- Nickname: Rama
- Interactive map of Ramarajapuram
- Country: India
- State: Tamil Nadu

Languages
- • Official: Tamil
- Time zone: UTC+5:30 (IST)

= Ramarajapuram =

Ramarajapuram is a village panchayat in Nilakkottai taluk, Dindigul district of the Indian state of Tamil Nadu.

== Demographics ==
As of the 2001 India census, Ramarajapuram had a population of 9,439. Males constitute 51% of the population and females 49%. Ramarajapuram has an average literacy rate of 60%, higher than the national average of 59.5% male literacy, and female literacy is 40%. In Ramarajapuram, 11% of the population is under 6 years of age.

== Facilities ==

It has five schools. According to Tamil Nadu Government's Department of School Education, the list of the schools include a government high school, two primary schools and a soman matriculation school.

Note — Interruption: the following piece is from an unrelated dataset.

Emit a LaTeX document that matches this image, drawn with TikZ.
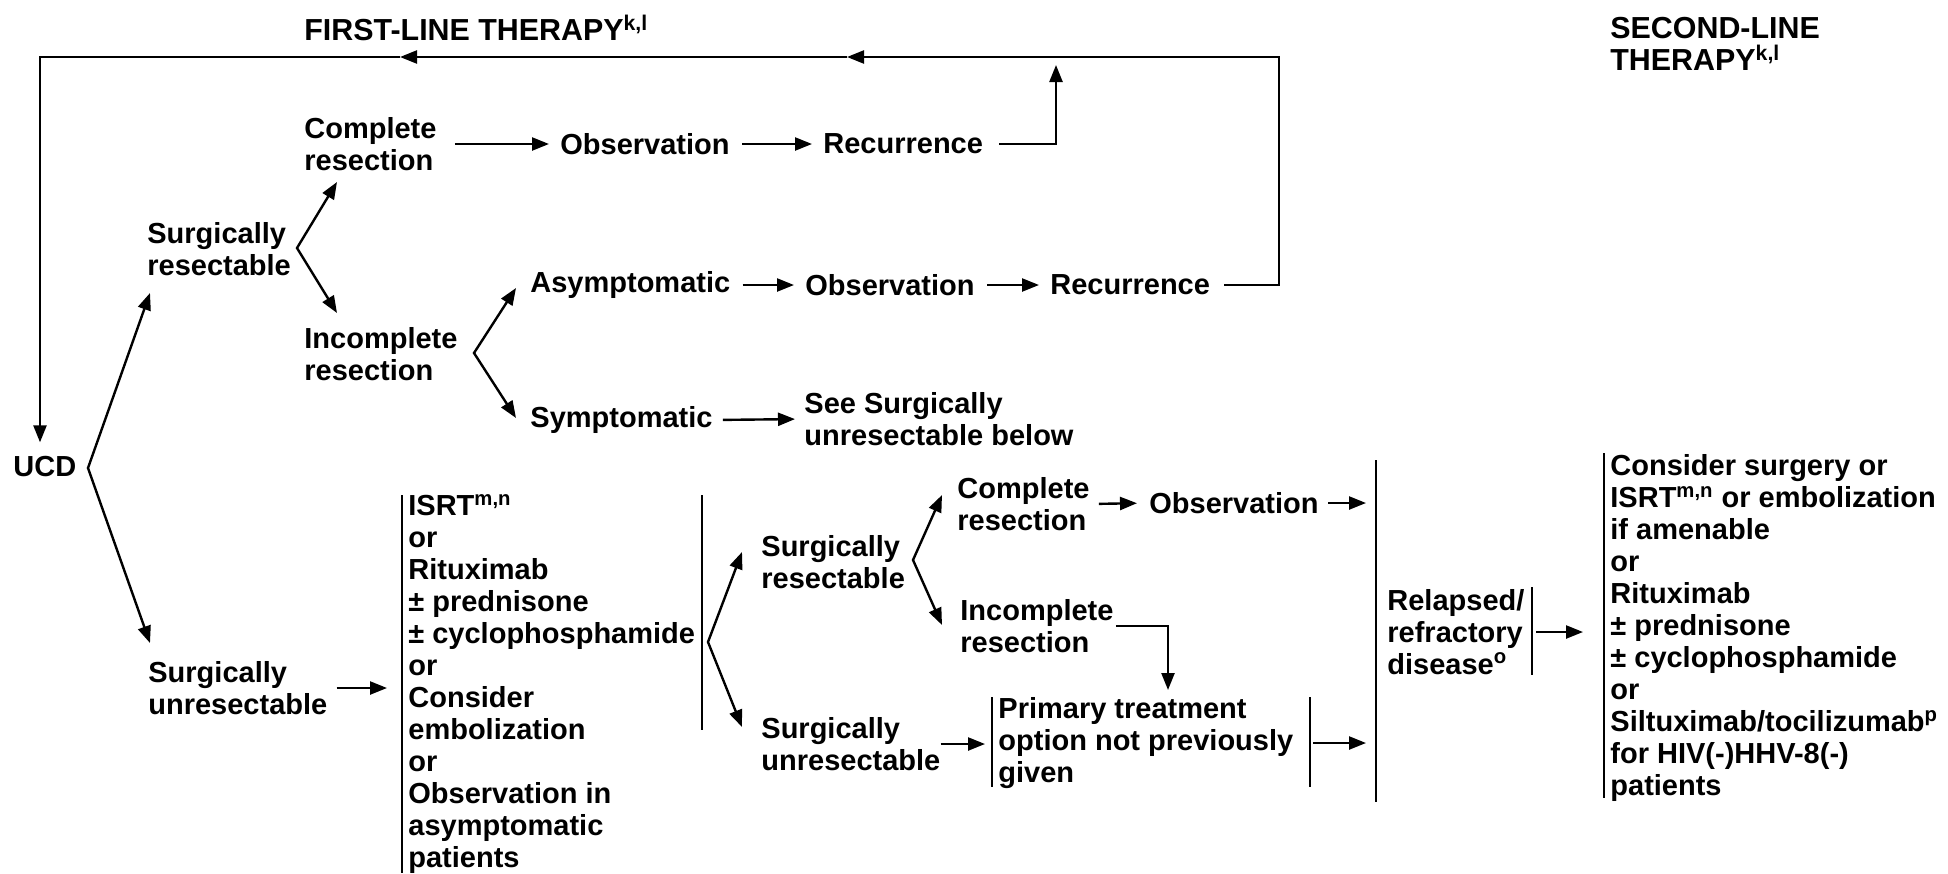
\documentclass[tikz,border=0pt]{standalone}
\usepackage{fontspec}
\setmainfont{Liberation Sans}
\usetikzlibrary{arrows.meta,positioning}
\tikzset{
  ucdtext/.style={anchor=west, align=left, inner sep=0pt, font=\bfseries\fontsize{14.5}{16}\selectfont},
  ucdhead/.style={ucdtext, font=\bfseries\fontsize{15.2}{16}\selectfont},
  ucdline/.style={line width=1.2pt},
  ucdtip/.style={-{Triangle[length=8.5pt,width=6.5pt]}, line width=1.2pt},
  ucdarrow/.style={ucdtip, shorten <=6pt, shorten >=5.5pt},
  ucdtwoway/.style={{Triangle[length=8.5pt,width=6.5pt]}-{Triangle[length=8.5pt,width=6.5pt]}, line width=1.2pt}
}
\begin{document}
\begin{tikzpicture}[x=0.5pt,y=-0.5pt]
  \useasboundingbox (0,0) rectangle (1948,873);

  \node[ucdhead] (head1) at (304,28) {FIRST-LINE THERAPY\textsuperscript{k,l}};
  \node[ucdhead] (head2) at (1610,44) {SECOND-LINE\\THERAPY\textsuperscript{k,l}};

  % first line
  \node[ucdtext] (ucd) at (13,467) {UCD};
  \node[ucdtext] (res1) at (147,249) {Surgically\\resectable};
  \node[ucdtext] (unres1) at (148,688) {Surgically\\unresectable};
  \node[ucdtext] (comp1) at (304,144) {Complete\\resection};
  \node[ucdtext] (incomp1) at (304,354) {Incomplete\\resection};
  \node[ucdtext] (obs1) at (560,144) {Observation};
  \node[ucdtext] (rec1) at (823,144) {Recurrence};
  \node[ucdtext] (asym) at (530,285) {Asymptomatic};
  \node[ucdtext] (obs2) at (805,285) {Observation};
  \node[ucdtext] (rec2) at (1050,285) {Recurrence};
  \node[ucdtext] (sym) at (530,420) {Symptomatic};
  \node[ucdtext] (see) at (804,419) {See Surgically\\unresectable below};
  \node[ucdtext] (firsttx) at (408,684) {ISRT\textsuperscript{m,n}\\or\\Rituximab\\± prednisone\\± cyclophosphamide\\or\\Consider\\embolization\\or\\Observation in\\asymptomatic\\patients};

  \node[ucdtext] (res2) at (761,562) {Surgically\\resectable};
  \node[ucdtext] (unres2) at (761,744) {Surgically\\unresectable};
  \node[ucdtext] (comp2) at (957,504) {Complete\\resection};
  \node[ucdtext] (incomp2) at (960,626) {Incomplete\\resection};
  \node[ucdtext] (obs3) at (1149,503) {Observation};
  \node[ucdtext] (primary) at (998,743) {Primary treatment\\option not previously\\given};

  % second line
  \node[ucdtext] (relapse) at (1387,632) {Relapsed/\\refractory\\disease\textsuperscript{o}};
  \node[ucdtext] (secondtx) at (1610,628) {Consider surgery or\\ISRT\textsuperscript{m,n} or embolization\\if amenable\\or\\Rituximab\\± prednisone\\± cyclophosphamide\\or\\Siltuximab/tocilizumab\textsuperscript{p}\\for HIV(-)HHV-8(-)\\patients};

  % bars
  \coordinate (firstL) at (402,495);
  \coordinate (firstR) at (702,495);
  \coordinate (primL) at (992,697);
  \coordinate (primR) at (1310,697);
  \coordinate (bigbar) at (1376,460);
  \coordinate (relR) at (1532,587);
  \coordinate (secL) at (1604,453);
  \draw[ucdline] (firstL) -- ++(0,378);
  \draw[ucdline] (firstR) -- ++(0,235);
  \draw[ucdline] (primL) -- ++(0,90);
  \draw[ucdline] (primR) -- ++(0,90);
  \draw[ucdline] (bigbar) -- ++(0,342);
  \draw[ucdline] (relR) -- ++(0,88);
  \draw[ucdline] (secL) -- ++(0,345);

  % forks
  \coordinate (forkA) at (88,468);
  \coordinate (forkB) at (297,248);
  \coordinate (forkC) at (474,353);
  \coordinate (forkD) at (708,642);
  \coordinate (forkE) at (913,560);
  \draw[ucdtwoway] (150,293) -- (forkA) -- (150,643);
  \draw[ucdtwoway] (337,182) -- (forkB) -- (337,313);
  \draw[ucdtwoway] (516,288) -- (forkC) -- (516,418);
  \draw[ucdtwoway] (742,552) -- (forkD) -- (742,727);
  \draw[ucdtwoway] (942,495) -- (forkE) -- (942,625);

  % straight arrows
  \draw[ucdarrow, shorten <=9pt] (comp1.east) -- (obs1.west);
  \draw[ucdarrow] (obs1.east) -- (rec1.west);
  \draw[ucdarrow] (asym.east) -- (obs2.west);
  \draw[ucdarrow] (obs2.east) -- (rec2.west);
  \draw[ucdarrow, shorten <=5pt, shorten >=4.5pt] (sym.east) -- (see.west);
  \draw[ucdarrow, shorten <=4.5pt, shorten >=7.5pt] (unres1.east) -- (unres1.east -| firstL);
  \draw[ucdarrow, shorten <=4.5pt, shorten >=6pt] (comp2.east) -- (obs3.west);
  \draw[ucdarrow, shorten <=4.5pt, shorten >=5pt] (obs3.east) -- (obs3.east -| bigbar);
  \draw[ucdarrow, shorten <=0pt, shorten >=3.5pt] (unres2.east) -- (unres2.east -| primL);
  \draw[ucdarrow, shorten <=1.5pt, shorten >=5pt] (primary.east -| primR) -- (primary.east -| bigbar);
  \draw[ucdarrow, shorten <=2pt, shorten >=10.5pt] (relapse.east -| relR) -- (relapse.east -| secL);

  % elbows
  \coordinate (incTip) at (1168,690);
  \draw[ucdtip, shorten <=1pt] (incomp2.east) -| (incTip);
  \coordinate (recTip) at (1056,65);
  \draw[ucdtip, shorten <=8pt] (rec1.east) -| (recTip);

  % loop back to UCD
  \coordinate (loopSE) at (1279,285);
  \coordinate (loopNE) at (1279,57);
  \coordinate (loopA) at (847,57);
  \coordinate (loopB) at (400,57);
  \coordinate (loopNW) at (40,57);
  \draw[ucdtip, shorten <=7pt] (rec2.east) -- (loopSE) -- (loopNE) -- (loopA);
  \draw[ucdtip] (loopA) -- (loopB);
  \draw[ucdtip, shorten >=7pt] (loopB) -- (loopNW) -- (loopNW |- ucd.north);
\end{tikzpicture}
\end{document}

Ramarajapuram has a rich supply of water and is situated on the bank of river Vaigai.
Agriculture is the primary occupation of the population. Madurai and Dindigul are the major towns nearby.

This village has a government hospital. The children from the village travel to pandiarajpuram, Sholavandan, vadipatti for their education in English.

The village has seen a lot of growth among the students leaving to complete higher education including BE, ME, CA, MBA, MCA etc. The fully agriculture dependent village is seeing a lot of growth by these younger generations and seeing few in Automobile and IT industry. This small village also has a tradition of sending many young men to the Indian army, CRPF, BSF, etc.

The village men play kabadi and a few among them are represented at state and national level teams. Cricket is also popular. A lot of tournaments are conducted. It is possible to see children playing carrom and chess in the streets.

A lot of people are in state police and fire services.